[What you will do] Leave the pictures out and quote every line from the start of the listing to the line with "import plotly.graph_objects as go", inclusive.

===== Raw data =====

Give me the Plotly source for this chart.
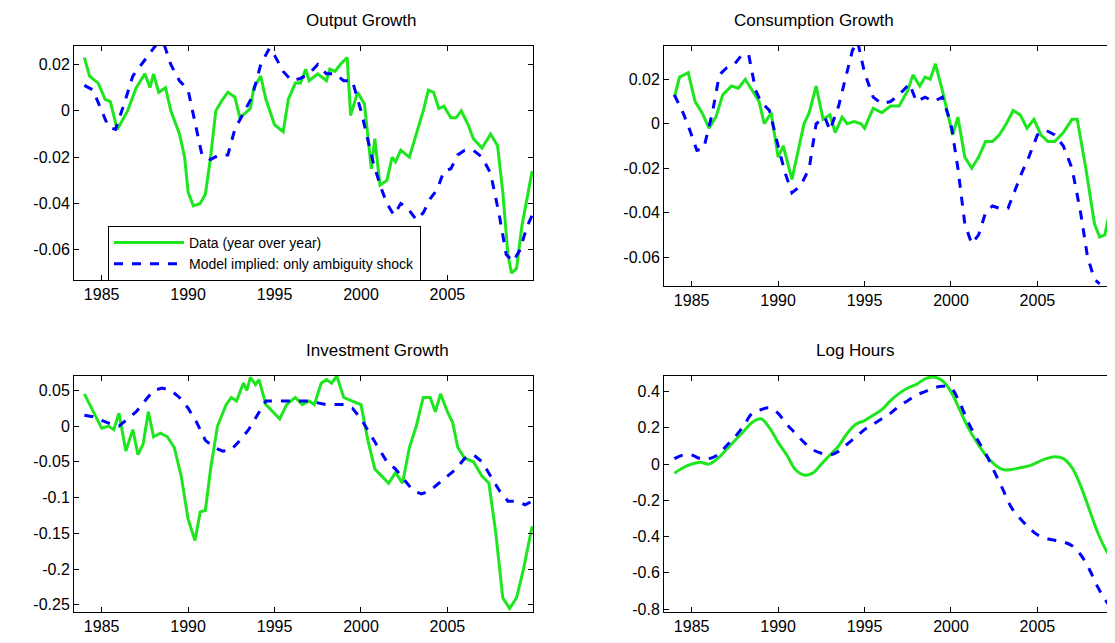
import plotly.graph_objects as go

out_x = [1984.0,1984.3,1984.8,1985.2,1985.5,1985.9,1986.5,1987,1987.5,1987.8,1988,1988.3,1988.7,1989,1989.5,1989.8,1990,1990.3,1990.7,1991,1991.3,1991.6,1992,1992.3,1992.7,1993,1993.3,1993.6,1993.8,1994.2,1994.5,1995,1995.5,1995.8,1996.2,1996.5,1996.8,1997,1997.5,1998,1998.2,1998.5,1998.8,1999.2,1999.4,1999.8,2000.2,2000.6,2000.8,2001.1,2001.5,2001.8,2002,2002.3,2002.8,2003.2,2003.6,2003.9,2004.2,2004.5,2004.8,2005.2,2005.5,2005.8,2006.2,2006.5,2007,2007.5,2007.9,2008.2,2008.5,2008.7,2009,2009.3,2009.6,2009.9]
out_d = [0.023,0.015,0.012,0.005,0.004,-0.008,0,0.01,0.016,0.01,0.016,0.008,0.01,0.0,-0.01,-0.02,-0.035,-0.041,-0.04,-0.036,-0.02,0,0.005,0.008,0.006,-0.003,-0.001,0.001,0.01,0.015,0.005,-0.006,-0.009,0.005,0.012,0.012,0.018,0.013,0.016,0.013,0.018,0.017,0.02,0.023,-0.002,0.008,0.003,-0.025,-0.012,-0.032,-0.03,-0.02,-0.022,-0.017,-0.02,-0.01,0.0,0.009,0.008,0.001,0.002,-0.003,-0.003,0,-0.006,-0.012,-0.016,-0.01,-0.015,-0.035,-0.062,-0.070,-0.068,-0.05,-0.038,-0.026]
out_mx = [1984,1984.5,1985,1985.4,1985.8,1986.3,1986.8,1987.3,1987.8,1988.2,1988.6,1989,1989.5,1990,1990.4,1990.8,1991.3,1991.8,1992.3,1992.7,1993.2,1993.7,1994.2,1994.7,1995,1995.5,1996,1996.5,1997,1997.5,1998,1998.5,1999,1999.5,2000,2000.3,2000.7,2001.1,2001.5,2001.9,2002.3,2002.7,2003.2,2003.6,2004,2004.4,2004.8,2005.2,2005.6,2006,2006.5,2007,2007.5,2008,2008.4,2008.8,2009.2,2009.6,2009.9]
out_m = [0.011,0.009,0.0,-0.007,-0.008,0.003,0.015,0.02,0.025,0.029,0.029,0.02,0.013,0.009,-0.005,-0.019,-0.021,-0.019,-0.019,-0.008,-0.001,0.006,0.02,0.027,0.024,0.017,0.013,0.014,0.016,0.02,0.016,0.016,0.013,0.013,0.0,-0.01,-0.022,-0.032,-0.040,-0.045,-0.040,-0.042,-0.047,-0.044,-0.038,-0.034,-0.026,-0.025,-0.019,-0.017,-0.017,-0.02,-0.027,-0.045,-0.062,-0.065,-0.06,-0.05,-0.045]

con_x = [1984,1984.3,1984.8,1985.2,1985.6,1986,1986.4,1986.8,1987.3,1987.7,1988.1,1988.5,1988.9,1989.2,1989.6,1990,1990.3,1990.8,1991.2,1991.5,1991.8,1992.2,1992.6,1993,1993.3,1993.7,1994,1994.4,1994.8,1995,1995.5,1996,1996.5,1997,1997.5,1997.8,1998.2,1998.5,1998.8,1999.1,1999.5,1999.8,2000.1,2000.4,2000.8,2001.2,2001.6,2002,2002.4,2002.8,2003.2,2003.6,2004,2004.4,2004.8,2005.2,2005.6,2006,2006.5,2007,2007.3,2007.8,2008.3,2008.6,2008.9,2009.3,2009.7,2010]
con_d = [0.012,0.021,0.023,0.01,0.005,-0.002,0.003,0.013,0.017,0.016,0.02,0.015,0.01,0.0,0.005,-0.015,-0.01,-0.025,-0.01,0.0,0.005,0.017,0.002,0.004,-0.004,0.003,0.0,0.001,0.0,-0.002,0.007,0.005,0.008,0.008,0.015,0.022,0.017,0.021,0.02,0.027,0.015,0.005,-0.005,0.003,-0.015,-0.02,-0.015,-0.008,-0.008,-0.005,0.0,0.006,0.004,-0.002,0.002,-0.005,-0.008,-0.008,-0.004,0.002,0.002,-0.02,-0.045,-0.051,-0.05,-0.035,-0.02,-0.015]
con_mx = [1984,1984.5,1984.9,1985.3,1985.7,1986.2,1986.6,1987,1987.5,1987.9,1988.3,1988.7,1989,1989.5,1990,1990.4,1990.8,1991.3,1991.8,1992.2,1992.7,1993,1993.5,1993.9,1994.3,1994.6,1995,1995.5,1996,1996.5,1997,1997.6,1998,1998.5,1999,1999.5,2000,2000.4,2000.8,2001.2,2001.6,2002,2002.4,2002.8,2003.3,2003.7,2004.1,2004.5,2005,2005.5,2006,2006.5,2007,2007.5,2007.9,2008.3,2008.6]
con_m = [0.013,0.005,-0.003,-0.012,-0.011,0.005,0.022,0.025,0.027,0.031,0.031,0.015,0.01,0.006,-0.01,-0.022,-0.031,-0.028,-0.02,0.0,0.003,-0.003,0.008,0.02,0.033,0.037,0.023,0.012,0.009,0.01,0.013,0.018,0.01,0.012,0.01,0.012,0.0,-0.02,-0.045,-0.054,-0.05,-0.04,-0.037,-0.038,-0.038,-0.03,-0.022,-0.015,-0.005,-0.003,-0.005,-0.01,-0.02,-0.04,-0.06,-0.07,-0.072]

inv_x = [1984,1984.5,1985,1985.4,1985.7,1986,1986.4,1986.8,1987.1,1987.4,1987.7,1988,1988.4,1988.8,1989.2,1989.6,1990,1990.4,1990.7,1991,1991.3,1991.7,1992.2,1992.5,1992.8,1993.2,1993.4,1993.6,1993.9,1994.1,1994.5,1994.9,1995.3,1995.7,1996.2,1996.6,1997,1997.3,1997.7,1998,1998.3,1998.6,1999,1999.5,2000,2000.4,2000.8,2001.2,2001.6,2002,2002.4,2002.8,2003.2,2003.6,2004,2004.3,2004.6,2005,2005.3,2005.6,2006,2006.5,2007,2007.4,2007.8,2008.2,2008.6,2009,2009.4,2009.9]
inv_d = [0.045,0.02,-0.003,0.0,-0.005,0.018,-0.035,-0.005,-0.04,-0.025,0.02,-0.015,-0.01,-0.015,-0.03,-0.07,-0.13,-0.16,-0.12,-0.118,-0.06,0.0,0.03,0.04,0.035,0.06,0.05,0.068,0.058,0.065,0.03,0.02,0.01,0.03,0.04,0.03,0.035,0.03,0.06,0.065,0.06,0.07,0.04,0.035,0.03,-0.02,-0.06,-0.07,-0.08,-0.065,-0.08,-0.03,0.0,0.04,0.04,0.02,0.045,0.02,0.005,-0.03,-0.045,-0.05,-0.07,-0.08,-0.15,-0.24,-0.255,-0.24,-0.2,-0.14]
inv_mx = [1984,1984.5,1985,1985.5,1986,1986.5,1987,1987.5,1988,1988.5,1989,1989.5,1990,1990.5,1991,1991.5,1992,1992.5,1993,1993.5,1994,1994.5,1995,1996,1997,1998,1999,1999.5,2000,2000.5,2001,2001.5,2002,2002.5,2003,2003.5,2004,2004.5,2005,2005.5,2006,2006.5,2007,2007.5,2008,2008.5,2009,2009.5,2009.9]
inv_m = [0.015,0.013,0.008,0.003,0.0,0.01,0.02,0.035,0.05,0.053,0.05,0.04,0.025,0.005,-0.02,-0.03,-0.035,-0.033,-0.02,-0.005,0.015,0.035,0.035,0.035,0.035,0.03,0.03,0.025,0.01,-0.01,-0.03,-0.05,-0.06,-0.075,-0.09,-0.095,-0.09,-0.08,-0.07,-0.06,-0.045,-0.04,-0.05,-0.07,-0.09,-0.105,-0.105,-0.11,-0.105]

hrs_x = [1984,1984.5,1985,1985.5,1986,1986.5,1987,1987.5,1988,1988.5,1989,1989.5,1990,1990.5,1991,1991.5,1992,1992.5,1993,1993.5,1994,1994.5,1995,1995.5,1996,1996.5,1997,1997.5,1998,1998.5,1999,1999.5,2000,2000.5,2001,2001.5,2002,2002.5,2003,2003.5,2004,2004.5,2005,2005.5,2006,2006.5,2007,2007.5,2008,2008.5,2009,2009.5,2009.9]
hrs_d = [-0.05,-0.02,0.0,0.01,0.0,0.03,0.08,0.13,0.18,0.23,0.25,0.2,0.12,0.05,-0.03,-0.06,-0.05,0.0,0.05,0.1,0.17,0.22,0.24,0.27,0.3,0.35,0.39,0.42,0.44,0.47,0.48,0.46,0.4,0.3,0.2,0.12,0.05,0.0,-0.03,-0.03,-0.02,-0.01,0.01,0.03,0.04,0.03,-0.02,-0.12,-0.25,-0.38,-0.48,-0.55,-0.6]
hrs_m = [0.03,0.05,0.05,0.03,0.03,0.05,0.1,0.15,0.21,0.28,0.3,0.31,0.28,0.22,0.17,0.12,0.08,0.06,0.05,0.07,0.11,0.15,0.19,0.22,0.25,0.28,0.32,0.35,0.38,0.4,0.42,0.43,0.42,0.34,0.23,0.14,0.06,-0.04,-0.14,-0.24,-0.3,-0.35,-0.39,-0.41,-0.42,-0.43,-0.45,-0.5,-0.58,-0.68,-0.76,-0.81,-0.85]

titles = ["Output Growth", "Consumption Growth", "Investment Growth", "Log Hours"]
legend_names = ["Data (year over year)", "Model implied: only ambiguity shock"]
xticks = [1985, 1990, 1995, 2000, 2005]

GREEN = "#1ee61e"
BLUE = "#0000ff"
FONT = "Liberation Sans, Arial"
fig = go.Figure()
panels = [
    (out_x, out_d, out_mx, out_m, "linear"),
    (con_x, con_d, con_mx, con_m, "linear"),
    (inv_x, inv_d, inv_mx, inv_m, "linear"),
    (hrs_x, hrs_d, hrs_x, hrs_m, "spline"),
]
for i, (xd, yd_, xm, ym, sh) in enumerate(panels):
    ax = "" if i == 0 else str(i + 1)
    fig.add_trace(go.Scatter(x=xd, y=yd_, mode="lines", line=dict(color=GREEN, width=3, shape=sh),
                             name=legend_names[0], showlegend=(i == 0), xaxis="x" + ax, yaxis="y" + ax))
    fig.add_trace(go.Scatter(x=xm, y=ym, mode="lines", line=dict(color=BLUE, width=3, dash="dash", shape=sh),
                             name=legend_names[1], showlegend=(i == 0), xaxis="x" + ax, yaxis="y" + ax))

H = 643
def yd(top, bot):
    return [1 - bot / H, 1 - top / H]

ax_common = dict(showline=True, linecolor="black", linewidth=1, mirror="ticks", ticks="inside",
                 ticklen=5, tickcolor="black", showgrid=False, zeroline=False, automargin=False,
                 tickfont=dict(family=FONT, size=16, color="black"))
xr = [1983.4, 2009.95]
yspecs = [
    ([-0.073, 0.028], [-0.06, -0.04, -0.02, 0, 0.02], ["-0.06", "-0.04", "-0.02", "0", "0.02"], yd(38, 272)),
    ([-0.073, 0.035], [-0.06, -0.04, -0.02, 0, 0.02], ["-0.06", "-0.04", "-0.02", "0", "0.02"], yd(38, 278)),
    ([-0.26, 0.07], [-0.25, -0.2, -0.15, -0.1, -0.05, 0, 0.05], ["-0.25", "-0.2", "-0.15", "-0.1", "-0.05", "0", "0.05"], yd(368, 604)),
    ([-0.816, 0.486], [-0.8, -0.6, -0.4, -0.2, 0, 0.2, 0.4], ["-0.8", "-0.6", "-0.4", "-0.2", "0", "0.2", "0.4"], yd(368, 604)),
]
xdoms = [[66 / 1115, 525 / 1115], [656 / 1115, 1.0], [66 / 1115, 525 / 1115], [656 / 1115, 1.0]]
lay = {}
for i in range(4):
    k = "" if i == 0 else str(i + 1)
    yr, tv, tt, dom = yspecs[i]
    lay["xaxis" + k] = dict(ax_common, domain=xdoms[i], range=xr, tickvals=xticks, anchor="y" + k)
    lay["yaxis" + k] = dict(ax_common, domain=dom, range=yr, tickvals=tv, ticktext=tt, anchor="x" + k)
    xc = (xdoms[i][0] + xdoms[i][1]) / 2 if i % 2 == 0 else (660 + 455 / 2) / 1115
    fig.add_annotation(text=titles[i], x=xc, y=dom[1], xref="paper", yref="paper", yanchor="bottom",
                       yshift=14, showarrow=False, font=dict(family=FONT, size=17, color="black"))
fig.update_layout(**lay)
fig.update_layout(width=1115, height=643, margin=dict(l=0, r=0, t=0, b=0),
                  plot_bgcolor="white", paper_bgcolor="white",
                  legend=dict(x=100 / 1115, y=1 - 218 / H, xanchor="left", yanchor="top",
                              bgcolor="white", bordercolor="black", borderwidth=1,
                              font=dict(family=FONT, size=14, color="black"),
                              tracegroupgap=0, itemwidth=70))
fig.write_html("out.html")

=====

[Written solution]
Give me the Plotly source for this chart.
import plotly.graph_objects as go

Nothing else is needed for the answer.